Etudiant : Grégory Tissot
Directeur de mémoire : Claude Eveno
IMAGES D'UNE VILLE

St Etienne 1910.
Images d’une ville industrieuse, noire, fumante. Capitale d’une région industrielle prospère qui s’étend d’est en ouest, de Rive de Gier à Firminy. Ville entière héritée de la manufacture, des forges et de l’industrie. Ville étirée, du sud au nord, d’abord le long d’un cours d’eau-égout, le Furan, puis, le long d’un axe monumental, la Grand rue. St Etienne se développe, s’enrichit à mesure que ses sous-sols s’excavent, que ses rubans se tissent, que ses armes s’assemblent. Un urbanisme fonctionnel, dicté par le besoin d’espaces des sociétés de mines, des forges et des ateliers de passementiers. Une guerre spatiale dans laquelle les mines ont été repoussées aux franges de la ville par les passementiers campés sur les collines. Les humeurs noires contre les textiles fins.

2003.
Il y a d’abord le Musée de la Mine, comme un noyau, qui s’est installé dans le site d’extraction houillère Couriot (du nom du chevalement), dont l’activité a cessé en 1969. C’est le seul ensemble minier « entier » du bassin houiller de St Etienne ayant survécu à l’arasement systématique qu’ont connu ces installations à partir des années 70 : son chevalement métallique, le bâtiment des chaudières, la salle des pendus et celle de production d’énergie, la lampisterie et les deux crassiers (terrils). Ils sont la mémoire d’un temps, aujourd’hui repères dans le territoire de St Etienne.
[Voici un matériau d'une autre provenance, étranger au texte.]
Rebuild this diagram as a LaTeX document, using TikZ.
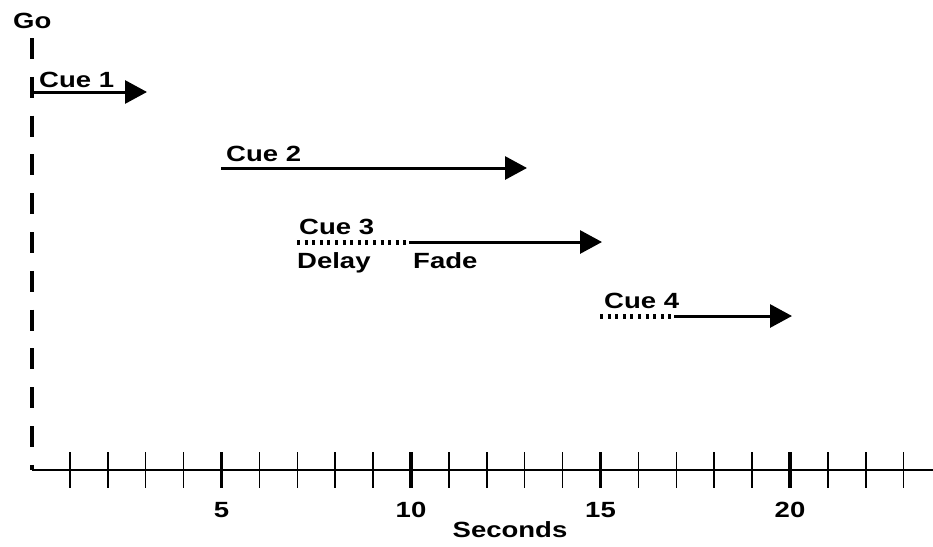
\documentclass[tikz,border=0pt]{standalone}
\usepackage{fontspec}
\newfontfamily\labfont{Liberation Sans}[FakeStretch=1.25]
\usetikzlibrary{arrows.meta}
\tikzset{
  lab/.style={inner sep=0pt, anchor=base west, font=\labfont\bfseries\fontsize{22}{22}\selectfont},
  numlab/.style={inner sep=0pt, anchor=base, font=\labfont\bfseries\fontsize{22}{22}\selectfont},
  fadearrow/.style={line width=3pt, -{Triangle[length=22pt,width=23pt]}},
  delayline/.style={line width=5pt, dash pattern=on 3pt off 4.6pt},
  goline/.style={line width=4.5pt, dash pattern=on 21pt off 17.8pt},
  axisline/.style={line width=2.5pt},
  minortick/.style={line width=1.5pt},
  majortick/.style={line width=3.5pt}
}
\begin{document}
\begin{tikzpicture}[x=1pt,y=-1pt]
\useasboundingbox (0,0) rectangle (933,546);
% Go line
\node[lab] (go) at (13,28) {Go};
\coordinate (gotop) at (32,38);
\coordinate (origin) at (32,470);
\coordinate (axisend) at (933,470);
\draw[goline] (gotop) -- (origin);
\draw[axisline] (origin) -- (axisend);
% ticks
\foreach \i in {1,...,23}{
  \coordinate (t\i a) at ({32+37.9*\i},452);
  \coordinate (t\i b) at ({32+37.9*\i},488);
}
\foreach \i in {1,2,3,4,6,7,8,9,11,12,13,14,16,17,18,19,21,22,23}{
  \draw[minortick] (t\i a) -- (t\i b);
}
\foreach \i in {5,10,15,20}{
  \draw[majortick] (t\i a) -- (t\i b);
  \node[numlab] (n\i) at ({32+37.9*\i},517) {\i};
}
\node[numlab] (sec) at (510,537) {Seconds};
% Cue 1
\coordinate (c1s) at (32,92);
\coordinate (c1e) at (147,92);
\draw[fadearrow] (c1s) -- (c1e);
\node[lab] (cue1) at (39,87) {Cue 1};
% Cue 2
\coordinate (c2s) at (221,168);
\coordinate (c2e) at (527,168);
\draw[fadearrow] (c2s) -- (c2e);
\node[lab] (cue2) at (226,161) {Cue 2};
% Cue 3
\coordinate (c3s) at (297,242);
\coordinate (c3m) at (409,242);
\coordinate (c3e) at (602,242);
\draw[delayline] (c3s) -- (c3m);
\draw[fadearrow] (c3m) -- (c3e);
\node[lab] (cue3) at (299,234) {Cue 3};
\node[lab] (delay3) at (297,268) {Delay};
\node[lab] (fade3) at (413,268) {Fade};
% Cue 4
\coordinate (c4s) at (600,316);
\coordinate (c4m) at (674,316);
\coordinate (c4e) at (792,316);
\draw[delayline] (c4s) -- (c4m);
\draw[fadearrow] (c4m) -- (c4e);
\node[lab] (cue4) at (604,308) {Cue 4};
\end{tikzpicture}
\end{document}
Un passé bien souvent rejeté.
La friche prend possession des rails et des installations minières abattues, dont seules témoignent les traces au sol. Au cœur des délaissés, un campement de nomades sédentarisés est invisible dans la touffeur des acacias. Une gare abandonnée, dans laquelle s’arrête encore le train, sans être historiquement relié au site de la mine (c’est une gare voyageurs), établit un pont entre ce dernier et la ville. Cet ensemble, séparé de la ville, la clôt à l’ouest. C’est à la fois l’entrée de ville de St Etienne et, peut être, le chemin pour en sortir.
Mais les territoires occupés par la société des mines de la Loire ne se limitent pas au site de Couriot ; partout autour, des installations venaient se greffer dessus : les logements ouvriers, une centrale électrique, une aciérie… Au nord comme au sud, les quartiers hérités du démantèlement du système minier (anciens quartiers ouvriers aujourd’hui devenus populaires, des zones d’activités, des jardins familiaux, des grands ensembles) encadrent le site et lui tournent le dos. Le tissu est mité, seules les routes tiennent l’ensemble, comme des épingles à nourrice.
Et pourtant, le tissu qui reste est riche, de la richesse des quartiers populaires : un café tapissé de forêts vierges en posters, au mobilier de formica rouge et jaune citron, un terrain de boules, un gymnase, la principale bibliothèque municipale, un champ surplombant la ville, tout cela à quelques pas du centre. Des distances si courtes paraissent aujourd’hui infranchissables.
Le passé stéphanois remonte encore bien plus loin que l’époque florissante de l’extraction houillère, jusqu’à la préhistoire, au Carbonifère, temps révolu du continent unique : la Pangée. Cette histoire primitive est à l’origine de la ville, de son enrichissement, de sa crise. Assumer cette histoire, c’est se donner les moyens d’en écrire une suite. Remettre le fond à jour est le fil de chaîne qui peut permettre de retisser la trame de l’ouest stéphanois.